- [Task to complete]: Everything from the first line of the data through the line with "(0,4.07) -- (0,-4.07);" is to be echoed exactly, minus the pictures.

- [Dataset extract]:

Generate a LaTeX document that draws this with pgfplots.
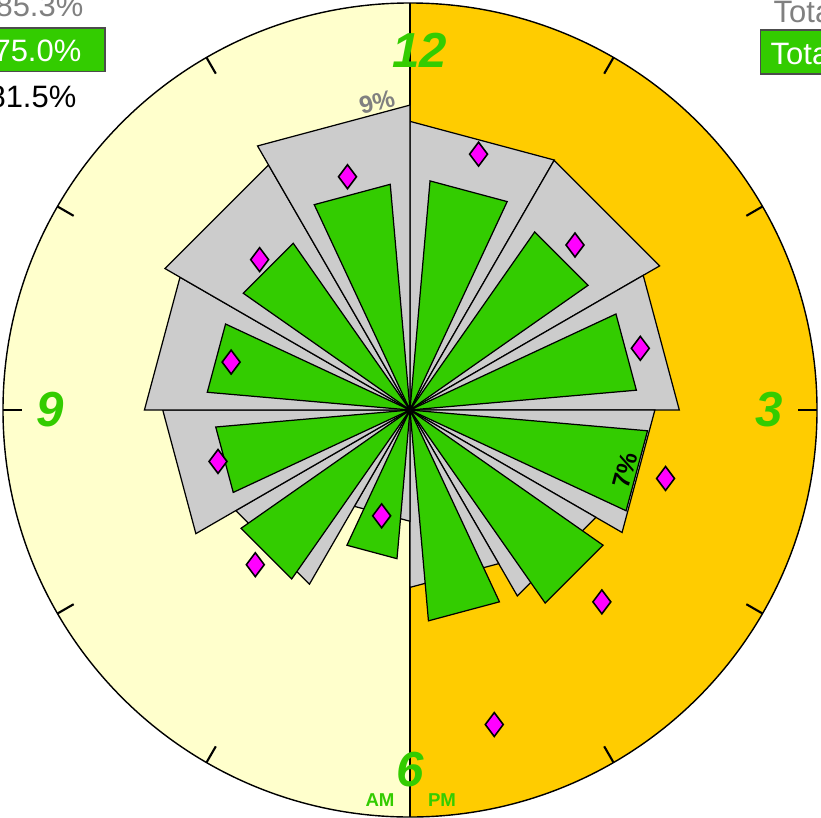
\documentclass[border=0pt]{standalone}
\usepackage{fontspec}
\setmainfont{Liberation Sans}
\usepackage{pgfplots}
\pgfplotsset{compat=1.18}
\usepgfplotslibrary{polar}

\definecolor{amyel}{HTML}{FFFFCC}
\definecolor{pmgold}{HTML}{FFCC00}
\definecolor{wgrey}{HTML}{CCCCCC}
\definecolor{wgreen}{HTML}{33CC00}
\definecolor{dmag}{HTML}{FF00FF}
\definecolor{txtgrey}{HTML}{808080}

\tikzset{hourlbl/.style={text=wgreen, font=\fontsize{14}{14}\selectfont\bfseries\itshape}}

% one hour wedge: start angle, end angle, value (%), style
\newcommand{\hourwedge}[4]{\addplot[#4] coordinates {(0,0) (#1,#3) (#2,#3) (0,0)};}

\begin{document}
\begin{tikzpicture}
\begin{scope}
\clip (-4.10,-4.07) rectangle (4.11,4.10);
% AM / PM halves
\fill[amyel] (0,0) -- (0,4.07) arc[start angle=90,end angle=270,radius=4.07cm] -- cycle;
\fill[pmgold] (0,0) -- (0,4.07) arc[start angle=90,end angle=-90,radius=4.07cm] -- cycle;
\draw[line width=0.6pt] (0,4.07) -- (0,-4.07);

\begin{polaraxis}[
    scale only axis, width=8.14cm, height=8.14cm,
    at={(0,0)}, anchor=center,
    xmin=0, xmax=360, ymin=0, ymax=12,
    hide axis, clip=false,
    greyw/.style={fill=wgrey, draw=black, line width=0.35pt},
    greenw/.style={fill=wgreen, draw=black, line width=0.35pt},
]
% all hours, grey series
\hourwedge{90}{60}{8.51}{greyw}
\hourwedge{60}{30}{8.50}{greyw}
\hourwedge{30}{0}{7.94}{greyw}
\hourwedge{360}{330}{7.22}{greyw}
\hourwedge{330}{300}{6.33}{greyw}
\hourwedge{300}{270}{5.23}{greyw}
\hourwedge{270}{240}{3.28}{greyw}
\hourwedge{240}{210}{5.93}{greyw}
\hourwedge{210}{180}{7.29}{greyw}
\hourwedge{180}{150}{7.83}{greyw}
\hourwedge{150}{120}{8.34}{greyw}
\hourwedge{120}{90}{8.99}{greyw}
% green series
\hourwedge{85}{65}{6.78}{greenw}
\hourwedge{55}{35}{6.41}{greenw}
\hourwedge{25}{5}{6.70}{greenw}
\hourwedge{355}{335}{7.03}{greenw}
\hourwedge{325}{305}{6.95}{greenw}
\hourwedge{295}{275}{6.24}{greenw}
\hourwedge{265}{245}{4.40}{greenw}
\hourwedge{235}{215}{6.08}{greenw}
\hourwedge{205}{185}{5.75}{greenw}
\hourwedge{175}{155}{6.00}{greenw}
\hourwedge{145}{125}{6.00}{greenw}
\hourwedge{115}{95}{6.68}{greenw}
% diamonds
\addplot[only marks, mark=diamond*, mark size=3.4pt,
    mark options={fill=dmag, draw=black, line width=0.45pt}] coordinates {
    (75,7.81) (45,6.88) (15,7.03) (345,7.80) (315,8.00) (285,9.60)
    (255,3.23) (225,6.45) (195,5.86) (165,5.46) (135,6.27) (105,7.12)
};
% hour ticks
\pgfplotsinvokeforeach{0,30,...,330}{
    \draw[line width=0.6pt] (axis cs:#1,11.45) -- (axis cs:#1,12);
}
\node[hourlbl] at (axis cs:88.5,10.6) {12};
\node[hourlbl] at (axis cs:0,10.6) {3};
\node[hourlbl] at (axis cs:270,10.6) {6};
\node[hourlbl] at (axis cs:180,10.6) {9};
\end{polaraxis}

\draw[line width=0.4pt] (0,0) circle[radius=4.07cm];

% value labels
\node[text=txtgrey, font=\fontsize{7}{7}\selectfont\bfseries, rotate=14.5] at (-0.33,3.08) {9\%};
\node[text=black, font=\fontsize{7}{7}\selectfont\bfseries, rotate=75, inner sep=0pt] at (2.15,-0.60) {7\%};
\node[text=wgreen, font=\fontsize{5.3}{5.3}\selectfont\bfseries] at (-0.30,-3.90) {AM};
\node[text=wgreen, font=\fontsize{5.3}{5.3}\selectfont\bfseries] at (0.32,-3.90) {PM};

% totals (cut by the frame)
\node[text=txtgrey, font=\fontsize{8.8}{8.8}\selectfont, anchor=base east, inner sep=0pt] at (-3.26,3.93) {85.3\%};
\draw[fill=wgreen, draw=black!70, line width=0.4pt] (-4.3,3.82) rectangle (-3.05,3.383);
\node[text=white, font=\fontsize{8.8}{8.8}\selectfont, anchor=base east, inner sep=0pt] at (-3.28,3.48) {75.0\%};
\node[text=black, font=\fontsize{8.8}{8.8}\selectfont, anchor=base east, inner sep=0pt] at (-3.33,3.02) {81.5\%};
\node[text=txtgrey, font=\fontsize{8.8}{8.8}\selectfont, anchor=base west, inner sep=0pt] at (3.63,3.87) {Total};
\draw[fill=wgreen, draw=black!70, line width=0.4pt] (3.507,3.80) rectangle (4.5,3.36);
\node[text=white, font=\fontsize{8.8}{8.8}\selectfont, anchor=base west, inner sep=0pt] at (3.60,3.45) {Total};
\end{scope}
\pgfresetboundingbox
\path[use as bounding box] (-4.10,-4.07) rectangle (4.11,4.10);
\end{tikzpicture}
\end{document}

- [The output]:
Generate a LaTeX document that draws this with pgfplots.
\documentclass[border=0pt]{standalone}
\usepackage{fontspec}
\setmainfont{Liberation Sans}
\usepackage{pgfplots}
\pgfplotsset{compat=1.18}
\usepgfplotslibrary{polar}

\definecolor{amyel}{HTML}{FFFFCC}
\definecolor{pmgold}{HTML}{FFCC00}
\definecolor{wgrey}{HTML}{CCCCCC}
\definecolor{wgreen}{HTML}{33CC00}
\definecolor{dmag}{HTML}{FF00FF}
\definecolor{txtgrey}{HTML}{808080}

\tikzset{hourlbl/.style={text=wgreen, font=\fontsize{14}{14}\selectfont\bfseries\itshape}}

% one hour wedge: start angle, end angle, value (%), style
\newcommand{\hourwedge}[4]{\addplot[#4] coordinates {(0,0) (#1,#3) (#2,#3) (0,0)};}

\begin{document}
\begin{tikzpicture}
\begin{scope}
\clip (-4.10,-4.07) rectangle (4.11,4.10);
% AM / PM halves
\fill[amyel] (0,0) -- (0,4.07) arc[start angle=90,end angle=270,radius=4.07cm] -- cycle;
\fill[pmgold] (0,0) -- (0,4.07) arc[start angle=90,end angle=-90,radius=4.07cm] -- cycle;
\draw[line width=0.6pt] (0,4.07) -- (0,-4.07);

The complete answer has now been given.